As the book moves forward, Preece learns she has cancer and plays a smaller role. Eyre learns he has Parkinson’s disease. The accounts of his tremors and other symptoms form a kind of shadow narrative to the main one.

Eyre charts the human toll of opioid addiction. The path to dependence, he writes, “often started with a car wreck or a mine accident, and a referral by workers’ comp to a rehab center or pain clinic, places with names such as the Wellness Center and Mountain Medical and Aquatic Rehabilitation.” People “complained of bad backs, torn shoulders and busted knees, and they found doctors and nurses to write prescriptions for hundreds of pain pills and, for good measure, anti-anxiety medication to help take the edge off. It sure did. And before they knew it, they were hooked.”

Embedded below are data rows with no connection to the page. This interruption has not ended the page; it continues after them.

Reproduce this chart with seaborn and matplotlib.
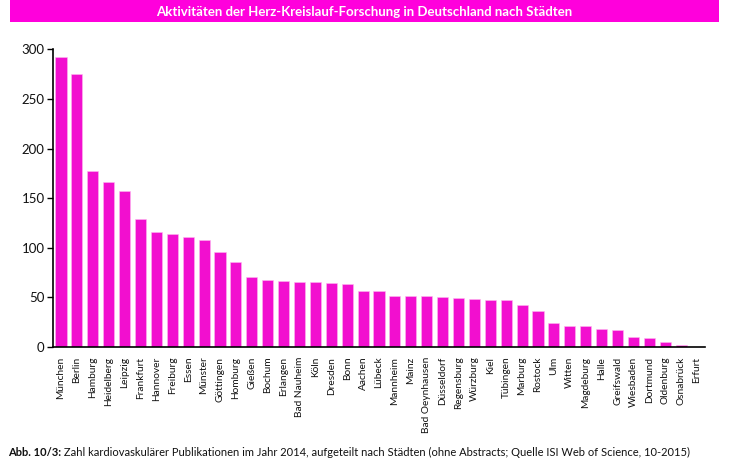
import matplotlib
matplotlib.use("Agg")
import matplotlib.pyplot as plt
import seaborn as sns
import pandas as pd
from matplotlib.patches import Rectangle

cities = ["München", "Berlin", "Hamburg", "Heidelberg", "Leipzig", "Frankfurt",
          "Hannover", "Freiburg", "Essen", "Münster", "Göttingen", "Homburg",
          "Gießen", "Bochum", "Erlangen", "Bad Nauheim", "Köln", "Dresden", "Bonn",
          "Aachen", "Lübeck", "Mannheim", "Mainz", "Bad Oeynhausen", "Düsseldorf",
          "Regensburg", "Würzburg", "Kiel", "Tübingen", "Marburg", "Rostock", "Ulm",
          "Witten", "Magdeburg", "Halle", "Greifswald", "Wiesbaden", "Dortmund",
          "Oldenburg", "Osnabrück", "Erfurt"]
publications = [292, 275, 177, 166, 157, 129, 116, 114, 111, 108, 96, 86,
                71, 68, 67, 65, 65, 64, 63, 56, 56, 51, 51, 51, 50,
                49, 48, 47, 47, 42, 36, 24, 21, 21, 18, 17, 10, 9, 5, 2, 0]
y_ticks = [0, 50, 100, 150, 200, 250, 300]

title = "Aktivitäten der Herz-Kreislauf-Forschung in Deutschland nach Städten"
caption_bold = "Abb. 10/3:"
caption_rest = " Zahl kardiovaskulärer Publikationen im Jahr 2014, aufgeteilt nach Städten (ohne Abstracts; Quelle ISI Web of Science, 10-2015)"

sns.set_theme(style="white")
FONT = ["Lato", "DejaVu Sans"]
plt.rcParams["font.family"] = FONT

MAGENTA = "#F20FCF"
BANNER = "#FF00DC"

df = pd.DataFrame({"city": cities, "n": publications})

fig = plt.figure(figsize=(7.29, 4.66), dpi=100)
ax = fig.add_axes([53 / 729, 1 - 347 / 466, (705 - 53) / 729, (347 - 49.3) / 466])

sns.barplot(data=df, x="city", y="n", color=MAGENTA, saturation=1, width=0.7,
            edgecolor="#FFB8F0", linewidth=0.4, ax=ax)

ax.set_xlim(-0.5, len(cities) - 0.5)
ax.set_ylim(0, 300)
ax.set_yticks(y_ticks)
ax.set_xlabel("")
ax.set_ylabel("")

for s in ["top", "right"]:
    ax.spines[s].set_visible(False)
for s in ["left", "bottom"]:
    ax.spines[s].set_color("black")
    ax.spines[s].set_linewidth(1.2)

ax.tick_params(axis="x", which="major", length=0, pad=7)
ax.set_xticks([i + 0.5 for i in range(len(cities))], minor=True)
ax.tick_params(axis="x", which="minor", direction="in", length=5.5, width=1.4, color="black")
ax.tick_params(axis="y", which="major", direction="out", length=4, width=1.0,
               color="black", pad=2, left=True)
for lab in ax.get_xticklabels():
    lab.set_rotation(90)
    lab.set_fontsize(7.3)
    lab.set_color("#111111")
    lab.set_ha("center")
for lab in ax.get_yticklabels():
    lab.set_fontsize(9.5)
    lab.set_color("#111111")

# banner
fig.patches.append(Rectangle((10 / 729, 1 - 22 / 466), 709 / 729, 22 / 466,
                             transform=fig.transFigure, facecolor=BANNER,
                             edgecolor="none", zorder=0))
tt = fig.text(0.5, 1 - 11.5 / 466, title, ha="center", va="center", color="white",
              fontsize=9, fontweight="bold")

t1 = fig.text(8 / 729, 1 - 452 / 466, caption_bold, ha="left", va="center",
              fontsize=8, fontweight="bold", color="#111111")
t2 = fig.text(0.2, 1 - 452 / 466, caption_rest, ha="left", va="center",
              fontsize=8, color="#111111")

# fit text widths to the reference
fig.canvas.draw()
r = fig.canvas.get_renderer()
w = tt.get_window_extent(r).width
tt.set_fontsize(9 * 419 / w)
w_total = t1.get_window_extent(r).width + t2.get_window_extent(r).width
scale = 682 / w_total
t1.set_fontsize(8 * scale)
t2.set_fontsize(8 * scale)
fig.canvas.draw()
bb = t1.get_window_extent(r)
t2.set_x(bb.x1 / fig.bbox.width)

fig.savefig("out.png", dpi=100)
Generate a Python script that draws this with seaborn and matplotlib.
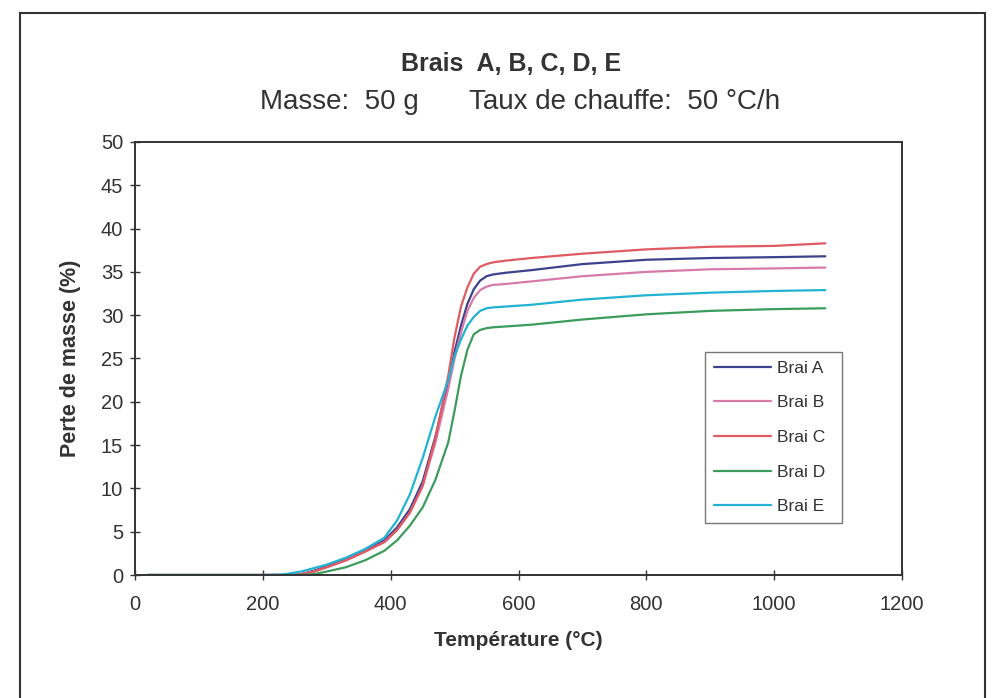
import pandas as pd
import matplotlib.pyplot as plt
import seaborn as sns
from matplotlib.patches import Rectangle

# temperature grid (°C) shared by all curves
temp = [20, 100, 200, 230, 260, 280, 300, 330, 360, 390, 410, 430, 450, 470, 490,
        500, 510, 520, 530, 540, 550, 560, 580, 620, 700, 800, 900, 1000, 1080]

brai_a = [0, 0, 0, 0, 0.1, 0.5, 1.0, 1.8, 2.8, 4.0, 5.5, 7.6, 10.8, 16.0, 22.3,
          25.8, 28.8, 31.3, 33.0, 34.0, 34.5, 34.7, 34.9, 35.2, 35.9, 36.4, 36.6, 36.7, 36.8]
brai_b = [0, 0, 0, 0, 0.1, 0.4, 0.9, 1.7, 2.7, 3.8, 5.2, 7.2, 10.3, 15.3, 21.5,
          25.0, 28.0, 30.5, 32.0, 32.9, 33.3, 33.5, 33.6, 33.9, 34.5, 35.0, 35.3, 35.4, 35.5]
brai_c = [0, 0, 0, 0, 0.1, 0.4, 0.9, 1.7, 2.7, 3.8, 5.2, 7.2, 10.3, 15.8, 23.0,
          27.5, 31.0, 33.2, 34.8, 35.6, 35.9, 36.1, 36.3, 36.6, 37.1, 37.6, 37.9, 38.0, 38.3]
brai_d = [0, 0, 0, 0, 0, 0.1, 0.4, 0.9, 1.7, 2.8, 4.0, 5.7, 7.8, 11.0, 15.3,
          19.0, 23.0, 26.0, 27.8, 28.3, 28.5, 28.6, 28.7, 28.9, 29.5, 30.1, 30.5, 30.7, 30.8]
brai_e = [0, 0, 0, 0.05, 0.4, 0.8, 1.2, 2.0, 3.0, 4.3, 6.3, 9.3, 13.5, 18.3, 22.5,
          25.3, 27.2, 28.8, 29.8, 30.5, 30.8, 30.9, 31.0, 31.2, 31.8, 32.3, 32.6, 32.8, 32.9]

names = ['Brai A', 'Brai B', 'Brai C', 'Brai D', 'Brai E']
colors = ['#3d428c', '#d77aa8', '#e05a62', '#3c9c5c', '#22b2d2']

rows = []
for name, vals in zip(names, [brai_a, brai_b, brai_c, brai_d, brai_e]):
    for t, v in zip(temp, vals):
        rows.append({'temp': t, 'perte': v, 'brai': name})
df = pd.DataFrame(rows)

sns.set_style('white')
plt.rcParams['font.family'] = ['Liberation Sans', 'DejaVu Sans']

fig = plt.figure(figsize=(10.01, 6.98), dpi=100)
ax = fig.add_axes([0.1349, 0.1762, 0.7662, 0.6204])

sns.lineplot(data=df, x='temp', y='perte', hue='brai', palette=colors,
             linewidth=1.6, ax=ax, legend=True)

ax.set_xlim(0, 1200)
ax.set_ylim(0, 50)
ax.set_xticks(range(0, 1201, 200))
ax.set_yticks(range(0, 51, 5))
ax.tick_params(axis='both', direction='inout', length=7, width=1, colors='#333333',
               labelsize=14.5, labelcolor='#333333', bottom=True, left=True)
ax.tick_params(axis='x', pad=11)
ax.tick_params(axis='y', pad=5)
for s in ax.spines.values():
    s.set_color('#333333')
    s.set_linewidth(1.4)

ax.set_xlabel('Température (°C)', fontsize=15, fontweight='bold', color='#333333', labelpad=12)
ax.set_ylabel('Perte de masse (%)', fontsize=15.5, fontweight='bold', color='#333333', labelpad=14)

leg = ax.legend(loc='upper left', bbox_to_anchor=(0.743, 0.3, 0.1786, 0.215), mode='expand',
                frameon=True, fancybox=False, fontsize=12.5, handlelength=3.3,
                handletextpad=0.35, labelspacing=1.12, borderpad=0.5, borderaxespad=0)
leg.get_frame().set_edgecolor('#555555')
leg.get_frame().set_linewidth(1.0)
for txt in leg.get_texts():
    txt.set_color('#333333')

fig.text(0.511, 0.909, 'Brais  A, B, C, D, E', ha='center', va='center',
         fontsize=18, fontweight='bold', color='#333333')
fig.text(0.26, 0.854, 'Masse:  50 g', ha='left', va='center', fontsize=20, color='#333333')
fig.text(0.4685, 0.854, 'Taux de chauffe:  50 °C/h', ha='left', va='center',
         fontsize=20, color='#333333')

# outer page frame
fig.patches.append(Rectangle((0.02, -0.02), 0.964, 1.0014, transform=fig.transFigure,
                             fill=False, edgecolor='#333333', linewidth=1.5))

fig.savefig('out.png', dpi=100)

Pharmacies in West Virginia filled more prescriptions per capita than any other state. “Overdose death rates had quadrupled,” Eyre writes. “The drug crisis was costing the state $430 million a year — babies born addicted, families destroyed, skyrocketing jail bills, hospital emergency rooms overrun.”

This book quickly moves past greed-addled pharmacists and doctors to take aim at bigger fish, notably drug distributors like Cardinal Health, which sent more pain pills into West Virginia than any other company.

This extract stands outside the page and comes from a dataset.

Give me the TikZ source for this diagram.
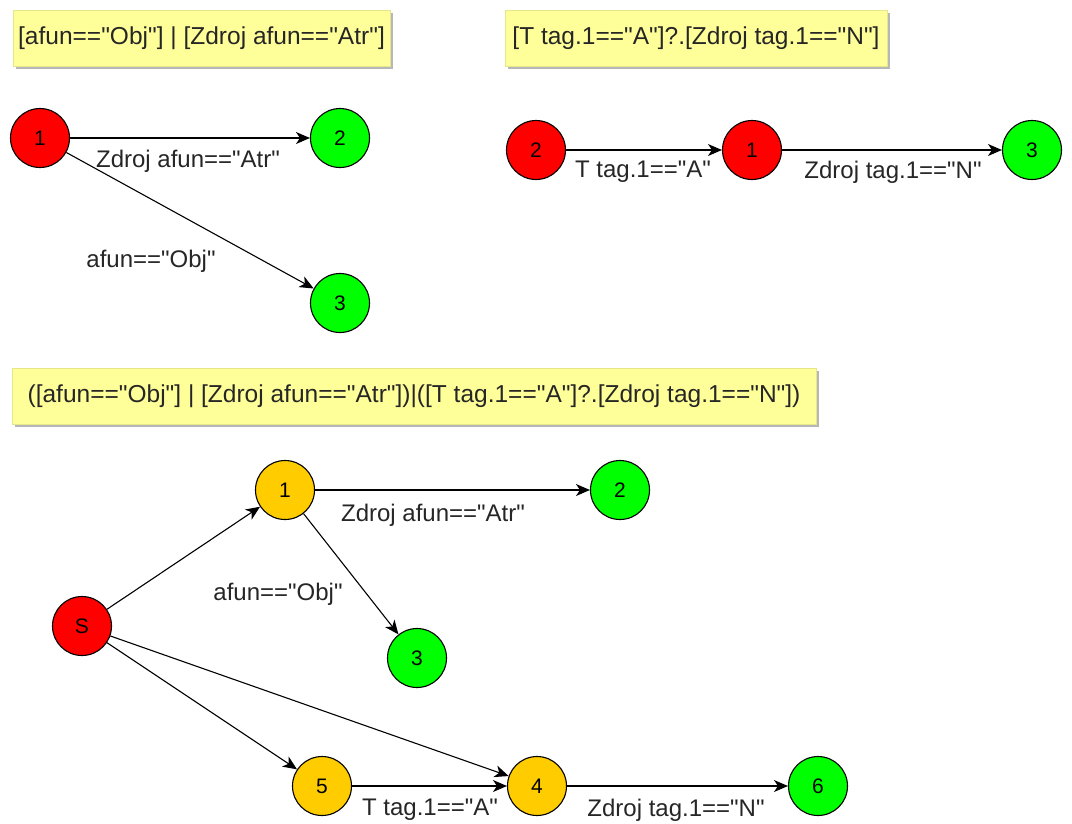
\documentclass[tikz,border=0pt]{standalone}
\usepackage{fontspec}
\setmainfont{Liberation Sans}[Ligatures=TeXOff]
\usetikzlibrary{arrows.meta,shadows}
\definecolor{nred}{HTML}{FF0000}
\definecolor{ngreen}{HTML}{00FF00}
\definecolor{norange}{HTML}{FFCC00}
\definecolor{boxfill}{HTML}{FFFF99}
\definecolor{boxline}{HTML}{E6E68A}
\tikzset{
  st/.style={circle,draw=black,line width=1.1pt,minimum size=59pt,inner sep=0pt,font=\fontsize{21}{24}\selectfont},
  redst/.style={st,fill=nred},
  greenst/.style={st,fill=ngreen},
  orangest/.style={st,fill=norange},
  lbl/.style={inner sep=0pt,font=\fontsize{24}{27}\selectfont,text=black!85},
  expr/.style={draw=boxline,fill=boxfill,inner sep=0pt,font=\fontsize{24.5}{27}\selectfont,text=black!85,
     drop shadow={shadow xshift=3pt,shadow yshift=-3pt,fill=black!35,opacity=0.8}},
  conn/.style={draw=black,line width=1.1pt,-{Stealth[length=14pt,width=12pt,inset=4pt]}},
}
\begin{document}
\begin{tikzpicture}[x=1pt,y=-1pt]
\useasboundingbox[fill=white] (0,0) rectangle (1072,823);
% boxes
\node[expr,minimum width=377pt,minimum height=56pt] (e1) at (201.5,38) {[afun=="Obj"] | [Zdroj afun=="Atr"]};
\node[expr,minimum width=382pt,minimum height=56pt] (e2) at (696,38) {[T tag.1=="A"]?.[Zdroj tag.1=="N"]};
\node[expr,minimum width=804pt,minimum height=56pt] (e3) at (414,396) {([afun=="Obj"] | [Zdroj afun=="Atr"])|([T tag.1=="A"]?.[Zdroj tag.1=="N"])};
% top-left graph
\node[redst] (a1) at (40,138) {1};
\node[greenst] (a2) at (340,138) {2};
\node[greenst] (a3) at (340,303) {3};
\draw[conn] (a1) -- (a2);
\draw[conn] (a1) -- (a3);
\node[lbl] (la12) at (188,161) {Zdroj afun=="Atr"};
\node[lbl] (la13) at (151,261) {afun=="Obj"};
% top-right graph
\node[redst] (b2) at (536,150) {2};
\node[redst] (b1) at (752,150) {1};
\node[greenst] (b3) at (1032,150) {3};
\draw[conn] (b2) -- (b1);
\draw[conn] (b1) -- (b3);
\node[lbl] (lb21) at (643,172) {T tag.1=="A"};
\node[lbl] (lb13) at (893,172) {Zdroj tag.1=="N"};
% bottom graph
\node[redst] (cS) at (82,626) {S};
\node[orangest] (c1) at (285,490) {1};
\node[greenst] (c2) at (620,490) {2};
\node[greenst] (c3) at (417,658) {3};
\node[orangest] (c5) at (322,786) {5};
\node[orangest] (c4) at (537,786) {4};
\node[greenst] (c6) at (818,786) {6};
\draw[conn] (cS) -- (c1);
\draw[conn] (c1) -- (c2);
\draw[conn] (c1) -- (c3);
\draw[conn] (cS) -- (c5);
\draw[conn] (cS) -- (c4);
\draw[conn] (c5) -- (c4);
\draw[conn] (c4) -- (c6);
\node[lbl] (lc12) at (433,515) {Zdroj afun=="Atr"};
\node[lbl] (lc13) at (278,594) {afun=="Obj"};
\node[lbl] (lc54) at (430,810) {T tag.1=="A"};
\node[lbl] (lc46) at (676,810) {Zdroj tag.1=="N"};
\end{tikzpicture}
\end{document}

Eyre calls the addiction crisis “a man-made disaster fueled by corporate greed and corruption.” Cardinal “saturated the state with hydrocodone and oxycodone — a combined 240 million pills between 2007 and 2012. That amounted to 130 pain pills for every resident.” He writes: “The coal barons no longer ruled Appalachia. Now it was the painkiller profiteers.”

In a book with many villains, one stands out: Patrick Morrisey, West Virginia’s Trump-loving, trash-tweeting, non-loyalist-purging attorney general. Eyre recounts how Morrisey tried to derail his investigation into Cardinal Health, and meddled with an important lawsuit against the company. This was while Morrisey’s wife was lobbying for Cardinal and he had his own ties to the company.